Thanks for the reply. I can understand the company requiring the use of the "safer" autopilot approach it protects them should a pilot make a manual approach and have a problem.

I am, however, still concerned that helicopter flying is becoming too like fixed wing where there seems to be a disconnect between managing a computer environment and the outside world.

Things do go wrong - the Air France Atlantic crash being an example. The handling pilot had circa 3000hrs, if you take off say 600hrs for hands on training and he does 15hr trips Paris/Brazil where he is handling pilot then he gets 80 trips of which he may get 10mins manual flying/trip about 14hrs.
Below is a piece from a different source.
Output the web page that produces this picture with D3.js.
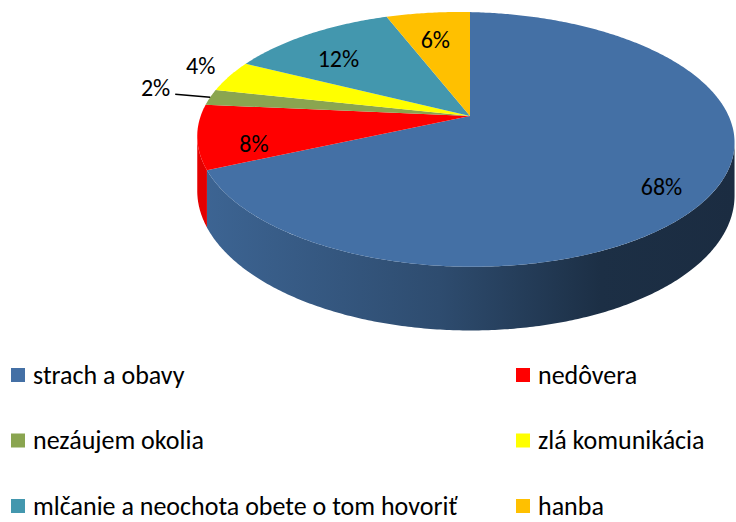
<!DOCTYPE html>
<html>
<head>
<meta charset="utf-8">
<script src="https://cdn.jsdelivr.net/npm/d3@7"></script>
<style>
  body { margin: 0; background: #fff; }
  svg text { font-family: Carlito, Lato, "Liberation Sans", sans-serif; font-weight: normal; fill: #000; }
</style>
</head>
<body>
<svg id="chart"></svg>
<script>
// data (percent)
var categories = ["strach a obavy", "nedôvera", "nezáujem okolia", "zlá komunikácia",
                  "mlčanie a neochota obete o tom hovoriť", "hanba"];
var values = [68, 8, 2, 4, 12, 6];
var colors = ["#4470a5", "#ff0000", "#8aa550", "#ffff00", "#4397ae", "#ffc000"];

/*************** settings *****************/
var width = 736,
    height = 522,
    cx = 470, cy = 116,      // pie centre on screen
    A = 264, D = 123,        // half axes of the disc
    C = 3.5,                 // slight roll of the disc
    P = 0.015, Q = -0.184,   // perspective terms
    depth = 52,              // thickness of the pie
    labelSize = 24,
    legendSize = 26;

var svg = d3.select("#chart")
    .attr("width", width)
    .attr("height", height);

var defs = svg.append("defs");

// perspective projection of a point of the disc (angle clockwise from 12 o'clock)
function project(theta, r, h) {
  var u = r * Math.sin(theta), v = -r * Math.cos(theta);
  var w = 1 + P * u + Q * v;
  return [cx + A * u / w, cy + (D * v + C * u + (h || 0)) / w];
}

function rim(a0, a1, h) {
  var n = Math.max(2, Math.ceil(Math.abs(a1 - a0) / 0.01));
  return d3.range(n + 1).map(function(i) { return project(a0 + (a1 - a0) * i / n, 1, h); });
}

var pie = d3.pie().sort(null).startAngle(0).endAngle(2 * Math.PI);
var arcs = pie(values);

// silhouette: where the rim is furthest right / left
var samples = d3.range(0, 2 * Math.PI, 0.002);
var tRight = d3.greatest(samples, function(t) { return project(t, 1)[0]; });
var tLeft = d3.least(samples, function(t) { return project(t, 1)[0]; });
var xMin = project(tLeft, 1)[0], xMax = project(tRight, 1)[0];

var line = d3.line();

/*************** side walls *****************/
var gSide = svg.append("g").attr("class", "sides");

arcs.forEach(function(d, i) {
  var a0 = Math.max(d.startAngle, tRight),
      a1 = Math.min(d.endAngle, tLeft);
  if (a1 <= a0) return;

  var c = d3.color(colors[i]);
  var grad = defs.append("linearGradient")
      .attr("id", "side" + i)
      .attr("gradientUnits", "userSpaceOnUse")
      .attr("x1", xMin).attr("x2", xMax).attr("y1", 0).attr("y2", 0);
  [[0, 0.3], [0.45, 1.1], [0.75, 2.45], [1, 2.6]].forEach(function(s) {
    grad.append("stop").attr("offset", s[0]).attr("stop-color", c.darker(s[1]));
  });

  var pts = rim(a0, a1, 0).concat(rim(a1, a0, depth));
  gSide.append("path")
      .attr("d", line(pts) + "Z")
      .attr("fill", "url(#side" + i + ")");
});

/*************** top faces *****************/
svg.append("g").attr("class", "tops")
  .selectAll("path")
  .data(arcs)
  .enter().append("path")
    .attr("d", function(d) { return line([[cx, cy]].concat(rim(d.startAngle, d.endAngle, 0))) + "Z"; })
    .attr("fill", function(d, i) { return colors[i]; });

/*************** data labels *****************/
var gLab = svg.append("g").attr("class", "labels")
    .style("font-size", labelSize + "px");

arcs.forEach(function(d, i) {
  var mid = (d.startAngle + d.endAngle) / 2,
      txt = values[i] + "%";
  if (values[i] >= 5) {
    var p = project(mid, 0.8, depth * 0.2);
    gLab.append("text")
        .attr("x", p[0]).attr("y", p[1])
        .attr("text-anchor", "middle")
        .attr("dy", "0.35em")
        .text(txt);
  } else if (values[i] >= 3) {
    var q = project(mid, 1.06, 0);
    gLab.append("text")
        .attr("x", q[0]).attr("y", q[1])
        .attr("text-anchor", "end")
        .text(txt);
  } else {
    var s = project(mid, 1, 0),
        e = [s[0] - 35, s[1] - 3];
    gLab.append("path")
        .attr("d", line([s, e]))
        .attr("stroke", "#000")
        .attr("stroke-width", 1.3)
        .attr("fill", "none");
    gLab.append("text")
        .attr("x", e[0] - 5).attr("y", e[1] - 7)
        .attr("text-anchor", "end")
        .attr("dy", "0.35em")
        .text(txt);
  }
});

/*************** legend *****************/
var colX = d3.scaleOrdinal().domain([0, 1]).range([11, 516]);
var rowY = d3.scaleLinear().domain([0, 2]).range([375, 506]);

var legend = svg.append("g").attr("class", "legend")
  .selectAll("g")
  .data(categories)
  .enter().append("g")
    .attr("transform", function(d, i) {
      return "translate(" + colX(i % 2) + "," + rowY(Math.floor(i / 2)) + ")";
    });

legend.append("rect")
    .attr("x", 0).attr("y", -7)
    .attr("width", 14).attr("height", 14)
    .attr("fill", function(d, i) { return colors[i]; });

legend.append("text")
    .attr("x", 22)
    .attr("dy", "0.33em")
    .style("font-size", legendSize + "px")
    .text(function(d) { return d; });
</script>
</body>
</html>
No wonder he didn't use power/attitude/trim to stabilise the a/c he just pulled back on the side stick with tragic consequences.There have been too many autopilot influenced crashes which were totally avoidable, I don't want that to creep into the NS environment.

Don't misunderstand me I am a great fan of using the modes in bad weather. I remember well doing single pilot night shuttles with cloud base near minimums and having my track on radar so I could position at 1500ft long finals to the rig and engage either speed or rate of descent along with the heading bug and motor down my approach track monitoring rather than flying - at the bottom aids off land on manually-no problem. I could, however, do it all manually if our pimitive coupling threw a wobbly.

HF

Last edited by Hummingfrog; 28th Aug 2013 at 11:22.